WORK TO COMPLETE
From the listing below, output the lines between the one with "What seaborn and" and the one with "top=True, bottom=False)", including those two, and nothing else. Pictures are not copied.

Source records
+++
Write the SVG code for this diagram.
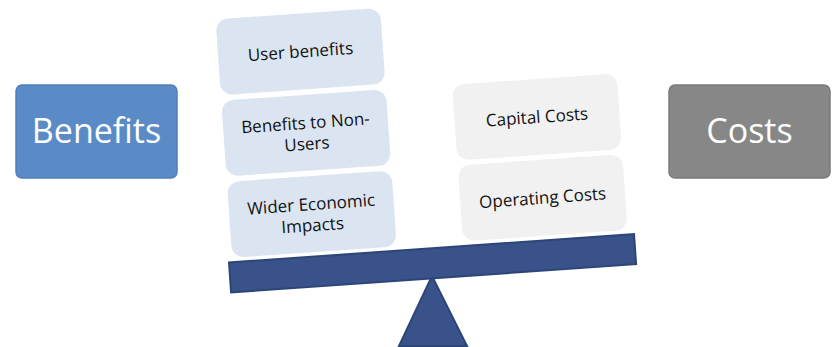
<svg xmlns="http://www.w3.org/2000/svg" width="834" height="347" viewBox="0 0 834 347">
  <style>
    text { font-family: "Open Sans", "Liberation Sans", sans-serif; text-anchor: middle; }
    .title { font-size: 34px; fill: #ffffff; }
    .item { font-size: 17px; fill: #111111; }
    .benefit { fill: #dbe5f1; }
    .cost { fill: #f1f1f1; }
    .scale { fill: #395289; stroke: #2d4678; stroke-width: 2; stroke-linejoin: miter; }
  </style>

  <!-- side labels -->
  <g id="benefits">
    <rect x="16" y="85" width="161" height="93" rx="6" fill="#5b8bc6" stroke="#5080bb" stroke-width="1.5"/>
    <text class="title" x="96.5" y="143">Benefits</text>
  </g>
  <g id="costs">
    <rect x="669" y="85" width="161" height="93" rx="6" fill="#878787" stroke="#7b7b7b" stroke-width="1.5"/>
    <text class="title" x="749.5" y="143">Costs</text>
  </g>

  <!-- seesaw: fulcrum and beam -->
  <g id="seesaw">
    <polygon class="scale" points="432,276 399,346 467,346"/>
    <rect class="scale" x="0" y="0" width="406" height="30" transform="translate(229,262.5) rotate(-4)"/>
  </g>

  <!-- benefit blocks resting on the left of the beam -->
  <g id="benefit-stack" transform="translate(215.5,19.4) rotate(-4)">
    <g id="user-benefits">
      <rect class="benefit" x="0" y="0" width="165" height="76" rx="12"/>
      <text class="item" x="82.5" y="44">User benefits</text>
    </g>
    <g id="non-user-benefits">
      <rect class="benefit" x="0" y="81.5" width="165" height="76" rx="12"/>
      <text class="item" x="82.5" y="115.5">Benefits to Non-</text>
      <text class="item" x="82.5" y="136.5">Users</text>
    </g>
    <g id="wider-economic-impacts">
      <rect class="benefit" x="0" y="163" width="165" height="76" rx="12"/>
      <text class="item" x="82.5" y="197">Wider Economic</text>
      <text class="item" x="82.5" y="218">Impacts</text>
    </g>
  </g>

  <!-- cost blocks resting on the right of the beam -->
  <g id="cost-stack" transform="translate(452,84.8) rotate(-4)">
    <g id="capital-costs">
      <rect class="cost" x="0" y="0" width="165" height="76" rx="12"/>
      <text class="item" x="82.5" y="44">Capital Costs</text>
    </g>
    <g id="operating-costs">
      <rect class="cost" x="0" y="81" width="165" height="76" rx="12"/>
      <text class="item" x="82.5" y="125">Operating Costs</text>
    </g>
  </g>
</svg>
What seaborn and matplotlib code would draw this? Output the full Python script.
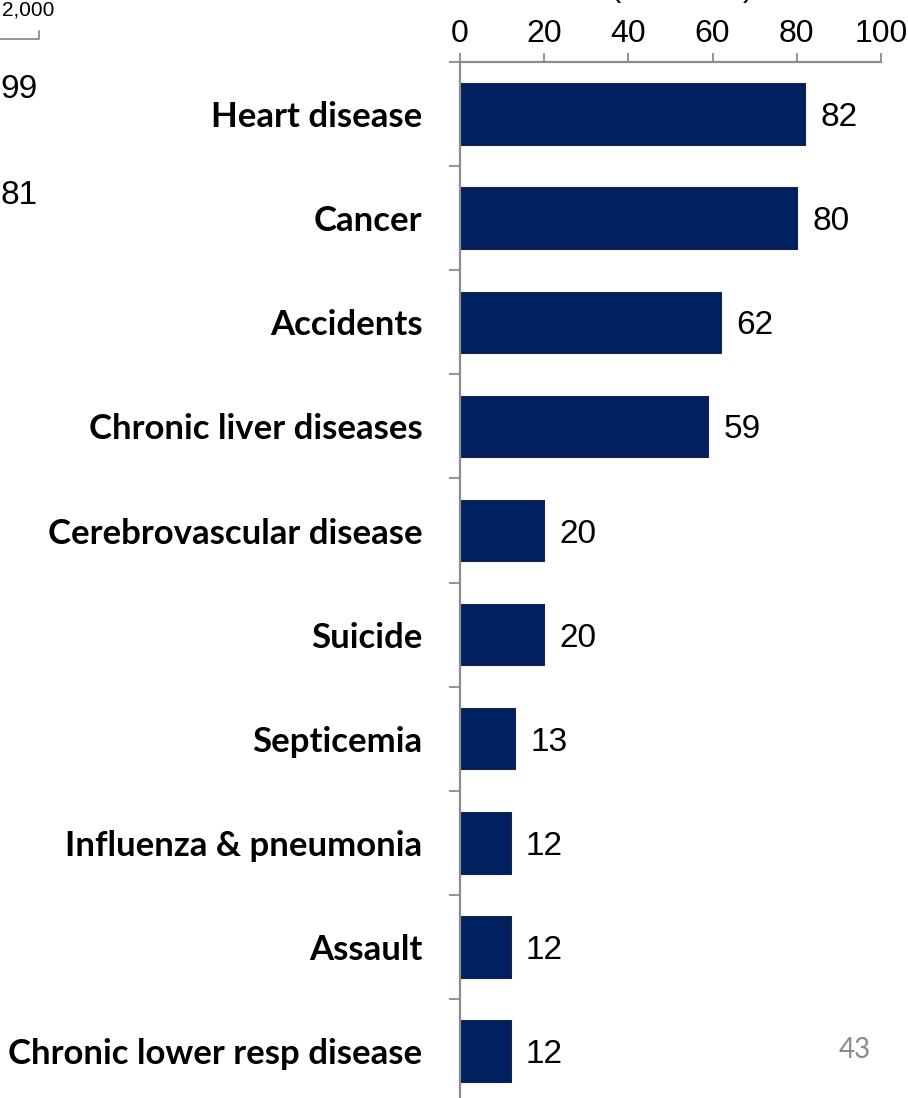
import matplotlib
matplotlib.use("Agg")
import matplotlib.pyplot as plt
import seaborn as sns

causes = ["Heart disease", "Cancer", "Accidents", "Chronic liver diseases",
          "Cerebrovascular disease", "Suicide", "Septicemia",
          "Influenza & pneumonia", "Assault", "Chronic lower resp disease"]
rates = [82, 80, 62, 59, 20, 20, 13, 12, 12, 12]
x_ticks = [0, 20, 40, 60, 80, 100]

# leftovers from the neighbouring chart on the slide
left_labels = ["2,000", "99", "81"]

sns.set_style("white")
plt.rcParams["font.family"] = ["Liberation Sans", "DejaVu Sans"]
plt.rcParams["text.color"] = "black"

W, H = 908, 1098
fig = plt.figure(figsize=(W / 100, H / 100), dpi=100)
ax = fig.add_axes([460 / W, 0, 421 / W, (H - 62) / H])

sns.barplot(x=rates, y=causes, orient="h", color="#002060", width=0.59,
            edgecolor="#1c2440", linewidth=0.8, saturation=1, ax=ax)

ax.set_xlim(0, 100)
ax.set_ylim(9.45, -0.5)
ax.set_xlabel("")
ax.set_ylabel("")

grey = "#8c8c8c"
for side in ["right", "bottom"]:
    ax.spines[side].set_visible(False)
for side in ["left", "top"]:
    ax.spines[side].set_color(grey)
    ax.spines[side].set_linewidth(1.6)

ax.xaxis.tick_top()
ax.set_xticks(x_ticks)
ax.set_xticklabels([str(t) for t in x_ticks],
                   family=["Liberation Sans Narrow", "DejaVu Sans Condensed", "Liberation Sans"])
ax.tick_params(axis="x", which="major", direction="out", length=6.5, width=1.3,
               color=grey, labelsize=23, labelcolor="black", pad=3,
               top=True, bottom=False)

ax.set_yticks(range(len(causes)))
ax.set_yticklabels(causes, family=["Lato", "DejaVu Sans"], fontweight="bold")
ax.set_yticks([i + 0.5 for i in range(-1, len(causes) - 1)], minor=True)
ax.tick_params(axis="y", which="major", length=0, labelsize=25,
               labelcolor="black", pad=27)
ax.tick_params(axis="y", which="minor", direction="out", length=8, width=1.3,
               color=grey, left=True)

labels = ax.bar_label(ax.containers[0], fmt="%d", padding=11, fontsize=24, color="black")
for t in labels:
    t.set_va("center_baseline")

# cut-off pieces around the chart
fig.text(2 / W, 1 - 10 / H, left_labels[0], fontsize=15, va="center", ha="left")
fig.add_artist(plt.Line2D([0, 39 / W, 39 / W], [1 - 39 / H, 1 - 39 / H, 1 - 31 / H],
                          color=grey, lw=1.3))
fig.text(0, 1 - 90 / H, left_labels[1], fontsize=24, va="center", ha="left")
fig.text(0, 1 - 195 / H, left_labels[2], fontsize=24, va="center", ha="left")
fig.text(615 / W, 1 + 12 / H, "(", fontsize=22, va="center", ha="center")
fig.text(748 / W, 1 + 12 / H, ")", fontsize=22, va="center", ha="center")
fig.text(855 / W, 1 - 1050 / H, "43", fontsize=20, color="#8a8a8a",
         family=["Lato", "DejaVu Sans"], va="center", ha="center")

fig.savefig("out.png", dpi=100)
+++
RESULT OF THIS TASK
What seaborn and matplotlib code would draw this? Output the full Python script.
import matplotlib
matplotlib.use("Agg")
import matplotlib.pyplot as plt
import seaborn as sns

causes = ["Heart disease", "Cancer", "Accidents", "Chronic liver diseases",
          "Cerebrovascular disease", "Suicide", "Septicemia",
          "Influenza & pneumonia", "Assault", "Chronic lower resp disease"]
rates = [82, 80, 62, 59, 20, 20, 13, 12, 12, 12]
x_ticks = [0, 20, 40, 60, 80, 100]

# leftovers from the neighbouring chart on the slide
left_labels = ["2,000", "99", "81"]

sns.set_style("white")
plt.rcParams["font.family"] = ["Liberation Sans", "DejaVu Sans"]
plt.rcParams["text.color"] = "black"

W, H = 908, 1098
fig = plt.figure(figsize=(W / 100, H / 100), dpi=100)
ax = fig.add_axes([460 / W, 0, 421 / W, (H - 62) / H])

sns.barplot(x=rates, y=causes, orient="h", color="#002060", width=0.59,
            edgecolor="#1c2440", linewidth=0.8, saturation=1, ax=ax)

ax.set_xlim(0, 100)
ax.set_ylim(9.45, -0.5)
ax.set_xlabel("")
ax.set_ylabel("")

grey = "#8c8c8c"
for side in ["right", "bottom"]:
    ax.spines[side].set_visible(False)
for side in ["left", "top"]:
    ax.spines[side].set_color(grey)
    ax.spines[side].set_linewidth(1.6)

ax.xaxis.tick_top()
ax.set_xticks(x_ticks)
ax.set_xticklabels([str(t) for t in x_ticks],
                   family=["Liberation Sans Narrow", "DejaVu Sans Condensed", "Liberation Sans"])
ax.tick_params(axis="x", which="major", direction="out", length=6.5, width=1.3,
               color=grey, labelsize=23, labelcolor="black", pad=3,
               top=True, bottom=False)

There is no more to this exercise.